- [Data section]
▼
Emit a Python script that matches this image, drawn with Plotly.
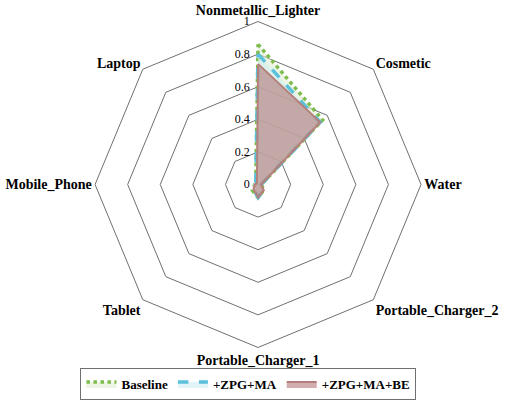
import plotly.graph_objects as go

categories = ["Nonmetallic_Lighter", "Cosmetic", "Water", "Portable_Charger_2",
              "Portable_Charger_1", "Tablet", "Mobile_Phone", "Laptop"]
baseline = [0.86, 0.56, 0.02, 0.05, 0.08, 0.05, 0.02, 0.02]
zpg_ma = [0.80, 0.54, 0.02, 0.05, 0.08, 0.04, 0.03, 0.02]
zpg_ma_be = [0.74, 0.54, 0.02, 0.05, 0.08, 0.04, 0.02, 0.01]
radial_ticks = [0, 0.2, 0.4, 0.6, 0.8, 1]
radial_labels = ["0", "0.2", "0.4", "0.6", "0.8", "1"]

def closed(v):
    return v + v[:1]

theta = closed(categories)
pad = "\u00a0\u00a0"

fig = go.Figure()
fig.add_trace(go.Scatterpolar(
    r=closed(baseline), theta=theta, name="Baseline", mode="lines",
    line=dict(color="#7DBB4A", width=3.5, dash="dot"),
    fill="toself", fillcolor="rgba(220,236,205,0.55)"))
fig.add_trace(go.Scatterpolar(
    r=closed(zpg_ma), theta=theta, name="+ZPG+MA", mode="lines",
    line=dict(color="#5BC0DA", width=3.5, dash="dash"),
    fill="toself", fillcolor="rgba(205,236,244,0.6)"))
fig.add_trace(go.Scatterpolar(
    r=closed(zpg_ma_be), theta=theta, name="+ZPG+MA+BE", mode="lines",
    line=dict(color="#B5807C", width=2),
    fill="toself", fillcolor="rgba(178,120,118,0.6)"))

fig.update_layout(
    width=505, height=402,
    margin=dict(l=0, r=0, t=0, b=0),
    paper_bgcolor="white", plot_bgcolor="white",
    font=dict(family="Liberation Serif", size=12, color="black"),
    polar=dict(
        domain=dict(x=[0.188, 0.834], y=[0.1356, 0.9465]),
        gridshape="linear",
        bgcolor="white",
        radialaxis=dict(range=[0, 1], tickvals=radial_ticks,
                        ticktext=[t + pad for t in radial_labels],
                        angle=90, tickangle=90, side="counterclockwise",
                        showline=False, ticks="",
                        gridcolor="#707070", gridwidth=1,
                        tickfont=dict(family="Liberation Serif", size=12, color="black")),
        angularaxis=dict(rotation=90, direction="clockwise", showgrid=False,
                         showline=True, linecolor="#707070", linewidth=1, ticks="",
                         tickfont=dict(family="Liberation Serif", size=14, color="black",
                                       weight="bold")),
    ),
    legend=dict(orientation="h", x=0.492, xanchor="center", y=0.005, yanchor="bottom",
                bordercolor="#707070", borderwidth=1, itemwidth=30,
                font=dict(family="Liberation Serif", size=13, color="black", weight="bold")),
)

# remove the browser's default body margin so the figure sits at the window's corner
fig.write_html("out.html", config={"displayModeBar": False},
               post_script="document.body.style.margin='0';")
▲
- [What you need to do]
Copy exactly the lines running from the beginning of the listing through the line that has "import plotly.graph_objects as go". Drop the pictures.

- [Answer for the task]
Emit a Python script that matches this image, drawn with Plotly.
import plotly.graph_objects as go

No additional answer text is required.